**Task brief**
Return the material exactly, first line through the line containing "from matplotlib.lines import Line2D", and nothing more. Pictures stay out.

------------------------------------------------------------------------

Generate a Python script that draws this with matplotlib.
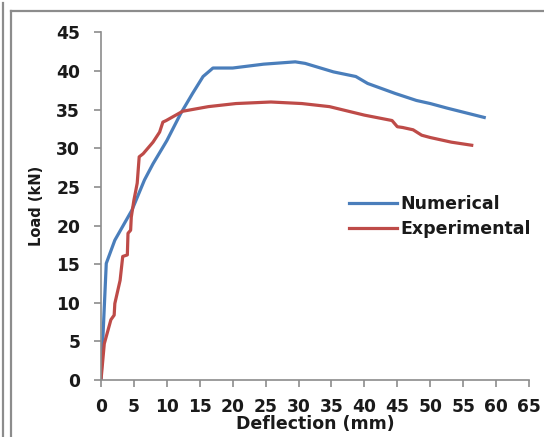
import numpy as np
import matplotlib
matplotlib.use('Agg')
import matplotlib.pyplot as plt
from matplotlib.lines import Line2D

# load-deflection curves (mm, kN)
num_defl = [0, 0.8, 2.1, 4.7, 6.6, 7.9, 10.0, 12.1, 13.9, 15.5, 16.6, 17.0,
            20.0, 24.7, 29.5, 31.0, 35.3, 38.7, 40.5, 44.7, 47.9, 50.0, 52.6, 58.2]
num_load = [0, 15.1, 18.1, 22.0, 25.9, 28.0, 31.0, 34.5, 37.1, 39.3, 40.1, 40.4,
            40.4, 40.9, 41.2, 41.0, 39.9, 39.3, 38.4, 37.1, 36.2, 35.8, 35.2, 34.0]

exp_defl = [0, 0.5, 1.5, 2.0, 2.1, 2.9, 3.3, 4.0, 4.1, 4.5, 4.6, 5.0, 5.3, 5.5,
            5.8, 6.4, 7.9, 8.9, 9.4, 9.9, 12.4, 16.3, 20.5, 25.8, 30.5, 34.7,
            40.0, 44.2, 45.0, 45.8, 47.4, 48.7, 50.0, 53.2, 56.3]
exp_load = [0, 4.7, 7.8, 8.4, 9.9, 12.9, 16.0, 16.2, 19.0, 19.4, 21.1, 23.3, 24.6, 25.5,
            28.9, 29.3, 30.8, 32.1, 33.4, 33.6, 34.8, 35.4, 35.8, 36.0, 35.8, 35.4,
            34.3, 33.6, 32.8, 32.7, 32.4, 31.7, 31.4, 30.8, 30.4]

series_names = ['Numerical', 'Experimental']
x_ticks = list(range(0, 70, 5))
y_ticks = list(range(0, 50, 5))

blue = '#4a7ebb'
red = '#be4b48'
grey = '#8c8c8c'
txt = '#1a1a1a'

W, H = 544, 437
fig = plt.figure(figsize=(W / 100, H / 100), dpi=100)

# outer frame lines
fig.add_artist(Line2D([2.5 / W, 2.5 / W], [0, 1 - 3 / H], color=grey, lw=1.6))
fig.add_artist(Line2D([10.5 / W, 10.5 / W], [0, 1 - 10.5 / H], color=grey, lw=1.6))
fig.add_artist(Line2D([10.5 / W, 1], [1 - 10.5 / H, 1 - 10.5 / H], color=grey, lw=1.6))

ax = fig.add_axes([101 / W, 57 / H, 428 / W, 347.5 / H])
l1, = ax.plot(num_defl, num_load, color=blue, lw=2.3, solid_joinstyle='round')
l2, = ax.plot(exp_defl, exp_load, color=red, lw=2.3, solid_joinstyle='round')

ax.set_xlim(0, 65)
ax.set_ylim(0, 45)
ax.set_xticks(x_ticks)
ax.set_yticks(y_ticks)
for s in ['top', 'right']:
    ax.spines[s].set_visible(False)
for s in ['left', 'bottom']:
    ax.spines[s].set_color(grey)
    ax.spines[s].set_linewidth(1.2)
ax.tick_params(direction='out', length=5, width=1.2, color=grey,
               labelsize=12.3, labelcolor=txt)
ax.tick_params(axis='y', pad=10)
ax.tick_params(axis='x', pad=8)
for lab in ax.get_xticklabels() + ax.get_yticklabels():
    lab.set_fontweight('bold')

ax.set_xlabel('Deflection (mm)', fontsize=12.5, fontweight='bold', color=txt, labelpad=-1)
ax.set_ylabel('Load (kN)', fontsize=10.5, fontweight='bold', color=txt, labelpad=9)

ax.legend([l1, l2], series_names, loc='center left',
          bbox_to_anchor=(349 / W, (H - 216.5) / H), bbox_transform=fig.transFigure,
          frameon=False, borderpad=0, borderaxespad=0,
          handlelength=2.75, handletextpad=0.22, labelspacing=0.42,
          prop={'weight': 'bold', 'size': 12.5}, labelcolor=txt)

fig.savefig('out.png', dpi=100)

------------------------------------------------------------------------

**Solved problem**
Generate a Python script that draws this with matplotlib.
import numpy as np
import matplotlib
matplotlib.use('Agg')
import matplotlib.pyplot as plt
from matplotlib.lines import Line2D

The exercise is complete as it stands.